AP News, July 8th, 2007
President Nicolas Sarkozy said he will not offer mass pardons to France's prisoners on Bastille Day, keeping up his law-and-order reputation and breaking with tradition.
Sarkozy said in an interview published Sunday he had been presented with a decree proposing the release of 3,000 prisoners on the July 14 holiday, which commemorates the 1789 storming of the Bastille prison in Paris by angry crowds. The event started the revolution that rid France of its monarchy.
"There will be no mass pardon," Sarkozy told the Journal du Dimanche newspaper, confirming a pledge he made during his presidential campaign this spring.
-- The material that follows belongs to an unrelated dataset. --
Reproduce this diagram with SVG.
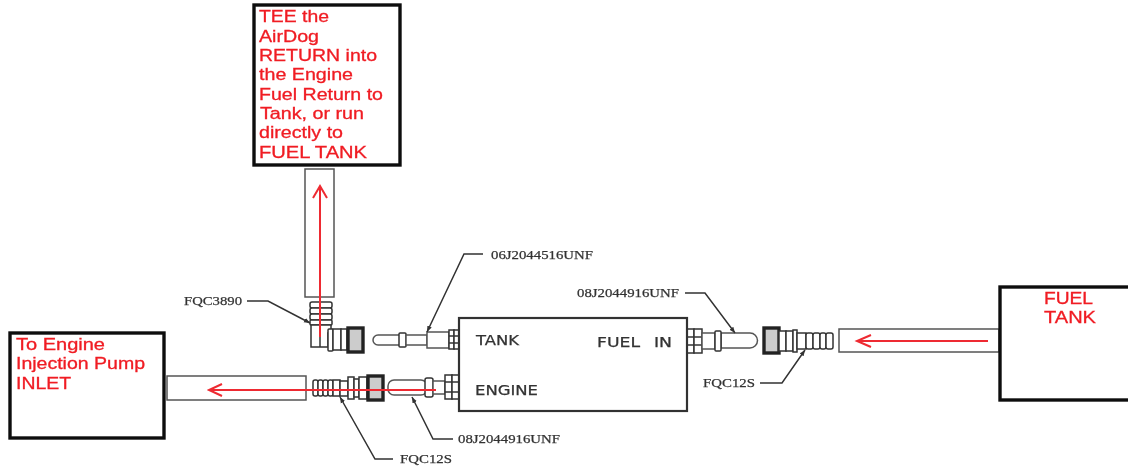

Sarkozy's predecessor, Jacques Chirac, and previous leaders had used the pardons to relieve chronic overcrowding in French prisons.
"Since when has the right to pardon served as a way to manage prisons?" Sarkozy said.
Prisoners' rights groups and prison guards had supported the mass pardons, which excluded several categories of violent or dangerous inmates.
Sarkozy, who took office May 16, said he would grant pardons on a case-by-case basis for "humanitarian or exceptional reasons."
"Someone jumps in the Seine River, and saves three drowning children. It turns out he has a criminal record. The presidential pardon could play a role here," he said.
Chirac came under fire for using presidential pardons for personal reasons when he cleared his friend and former athlete Guy Drut of corruption charges last year.
France's prisons house nearly 61,000 prisoners but were built to take only 50,000 inmates.
Prison officers have expressed concern about a backlash by inmates expecting a pardon, and a new crush of inmates because of a draft law championed by Sarkozy imposing minimum sentences for repeat offenders.
The leader of the opposition Socialist Party, Francois Hollande, called for an immediate boost in prison funding, and urged alternatives to prisons for those convicted of minor violations.
"We are heading toward very big tensions (in prison populations), and therefore we must immediately release the necessary funds," he said Sunday evening on Radio-J.
Gabrielle Mouesca, a former inmate and president of the French section of the International Observatory of Prisons, denounced conditions in the nation's jails, saying on RTL radio that Sarkozy's decision "risks becoming the spark that will set French prisons ablaze."